>> BEGIN Information supplied
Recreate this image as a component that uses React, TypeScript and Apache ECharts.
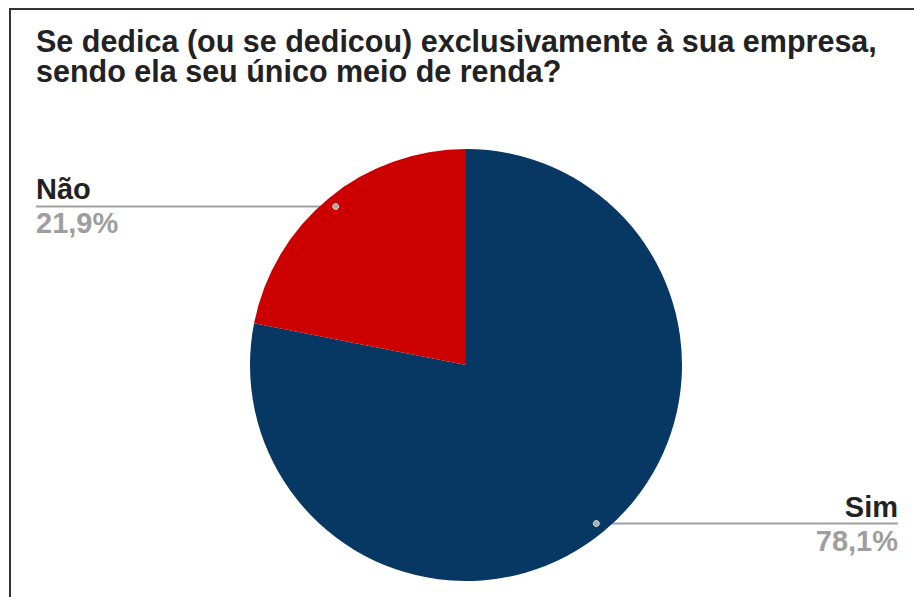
import React, { useEffect, useRef } from "react";
import * as echarts from "echarts";

const titleLines = [
  "Se dedica (ou se dedicou) exclusivamente à sua empresa,",
  "sendo ela seu único meio de renda?",
];
const categories = ["Sim", "Não"];
const values = [78.1, 21.9];
const colors = ["#073763", "#cc0000"];

const W = 914;
const H = 597;
const CX = 466;
const CY = 365;
const R = 216;
const DOT_FRAC = 0.95;
const LEFT_EDGE = 36;
const RIGHT_EDGE = 898;
const FONT = "Liberation Sans, Arial, sans-serif";

function midAngles(): number[] {
  const total = values.reduce((a, b) => a + b, 0);
  let start = 90;
  return values.map((v) => {
    const span = (v / total) * 360;
    const mid = start - span / 2;
    start -= span;
    return (mid * Math.PI) / 180;
  });
}

export default function App() {
  const ref = useRef<HTMLDivElement>(null);
  useEffect(() => {
    document.body.style.margin = "0";
    if (!ref.current) return;
    const chart = echarts.init(ref.current, undefined, { renderer: "svg" });
    const mids = midAngles();
    const dots = mids.map((a) => [CX + DOT_FRAC * R * Math.cos(a), CY - DOT_FRAC * R * Math.sin(a)]);
    chart.setOption({
      animation: false,
      backgroundColor: "#ffffff",
      title: {
        text: titleLines.join("\n"),
        left: 31,
        top: 21,
        textStyle: {
          fontFamily: FONT,
          fontSize: 30.5,
          fontWeight: "bold",
          color: "#222222",
          lineHeight: 30,
        },
      },
      graphic: [
        {
          type: "rect",
          shape: { x: 10, y: 9, width: 940, height: 620 },
          style: { fill: "none", stroke: "#333333", lineWidth: 2 },
          silent: true,
        },
        ...dots.map((p) => ({
          type: "circle",
          shape: { cx: p[0], cy: p[1], r: 3 },
          style: { fill: "#aaaaaa", stroke: "#dddddd", lineWidth: 1 },
          z: 100,
          silent: true,
        })),
      ],
      series: [
        {
          type: "pie",
          center: [CX, CY],
          radius: R,
          startAngle: 90,
          clockwise: true,
          avoidLabelOverlap: false,
          emphasis: { disabled: true },
          itemStyle: { borderWidth: 0 },
          data: categories.map((c, i) => ({
            name: c,
            value: values[i],
            itemStyle: { color: colors[i] },
          })),
          label: {
            show: true,
            formatter: (p: any) =>
              "{n|" + p.name + "}\n{p|" + p.value.toFixed(1).replace(".", ",") + "%}",
            rich: {
              n: {
                fontFamily: FONT,
                fontSize: 29,
                fontWeight: "bold",
                color: "#222222",
                lineHeight: 34,
              },
              p: {
                fontFamily: FONT,
                fontSize: 29,
                fontWeight: "bold",
                color: "#9e9e9e",
                lineHeight: 34,
              },
            },
          },
          labelLine: {
            show: true,
            lineStyle: { color: "#a0a0a0", width: 2 },
          },
          labelLayout: (params: any) => {
            const i = params.dataIndex;
            const p = dots[i];
            const left = p[0] < CX;
            const ex = left ? LEFT_EDGE : RIGHT_EDGE;
            return {
              x: ex,
              y: p[1],
              align: left ? "left" : "right",
              verticalAlign: "middle",
              labelLinePoints: [
                [p[0], p[1]],
                [p[0], p[1]],
                [ex, p[1]],
              ],
            };
          },
        },
      ],
    });
    return () => chart.dispose();
  }, []);
  return <div ref={ref} style={{ width: W, height: H }} />;
}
>> END Information supplied
> **Task instructions**: Retype the data above exactly; pictures are not part of the copy.

> **Task solution**:
Recreate this image as a component that uses React, TypeScript and Apache ECharts.
import React, { useEffect, useRef } from "react";
import * as echarts from "echarts";

const titleLines = [
  "Se dedica (ou se dedicou) exclusivamente à sua empresa,",
  "sendo ela seu único meio de renda?",
];
const categories = ["Sim", "Não"];
const values = [78.1, 21.9];
const colors = ["#073763", "#cc0000"];

const W = 914;
const H = 597;
const CX = 466;
const CY = 365;
const R = 216;
const DOT_FRAC = 0.95;
const LEFT_EDGE = 36;
const RIGHT_EDGE = 898;
const FONT = "Liberation Sans, Arial, sans-serif";

function midAngles(): number[] {
  const total = values.reduce((a, b) => a + b, 0);
  let start = 90;
  return values.map((v) => {
    const span = (v / total) * 360;
    const mid = start - span / 2;
    start -= span;
    return (mid * Math.PI) / 180;
  });
}

export default function App() {
  const ref = useRef<HTMLDivElement>(null);
  useEffect(() => {
    document.body.style.margin = "0";
    if (!ref.current) return;
    const chart = echarts.init(ref.current, undefined, { renderer: "svg" });
    const mids = midAngles();
    const dots = mids.map((a) => [CX + DOT_FRAC * R * Math.cos(a), CY - DOT_FRAC * R * Math.sin(a)]);
    chart.setOption({
      animation: false,
      backgroundColor: "#ffffff",
      title: {
        text: titleLines.join("\n"),
        left: 31,
        top: 21,
        textStyle: {
          fontFamily: FONT,
          fontSize: 30.5,
          fontWeight: "bold",
          color: "#222222",
          lineHeight: 30,
        },
      },
      graphic: [
        {
          type: "rect",
          shape: { x: 10, y: 9, width: 940, height: 620 },
          style: { fill: "none", stroke: "#333333", lineWidth: 2 },
          silent: true,
        },
        ...dots.map((p) => ({
          type: "circle",
          shape: { cx: p[0], cy: p[1], r: 3 },
          style: { fill: "#aaaaaa", stroke: "#dddddd", lineWidth: 1 },
          z: 100,
          silent: true,
        })),
      ],
      series: [
        {
          type: "pie",
          center: [CX, CY],
          radius: R,
          startAngle: 90,
          clockwise: true,
          avoidLabelOverlap: false,
          emphasis: { disabled: true },
          itemStyle: { borderWidth: 0 },
          data: categories.map((c, i) => ({
            name: c,
            value: values[i],
            itemStyle: { color: colors[i] },
          })),
          label: {
            show: true,
            formatter: (p: any) =>
              "{n|" + p.name + "}\n{p|" + p.value.toFixed(1).replace(".", ",") + "%}",
            rich: {
              n: {
                fontFamily: FONT,
                fontSize: 29,
                fontWeight: "bold",
                color: "#222222",
                lineHeight: 34,
              },
              p: {
                fontFamily: FONT,
                fontSize: 29,
                fontWeight: "bold",
                color: "#9e9e9e",
                lineHeight: 34,
              },
            },
          },
          labelLine: {
            show: true,
            lineStyle: { color: "#a0a0a0", width: 2 },
          },
          labelLayout: (params: any) => {
            const i = params.dataIndex;
            const p = dots[i];
            const left = p[0] < CX;
            const ex = left ? LEFT_EDGE : RIGHT_EDGE;
            return {
              x: ex,
              y: p[1],
              align: left ? "left" : "right",
              verticalAlign: "middle",
              labelLinePoints: [
                [p[0], p[1]],
                [p[0], p[1]],
                [ex, p[1]],
              ],
            };
          },
        },
      ],
    });
    return () => chart.dispose();
  }, []);
  return <div ref={ref} style={{ width: W, height: H }} />;
}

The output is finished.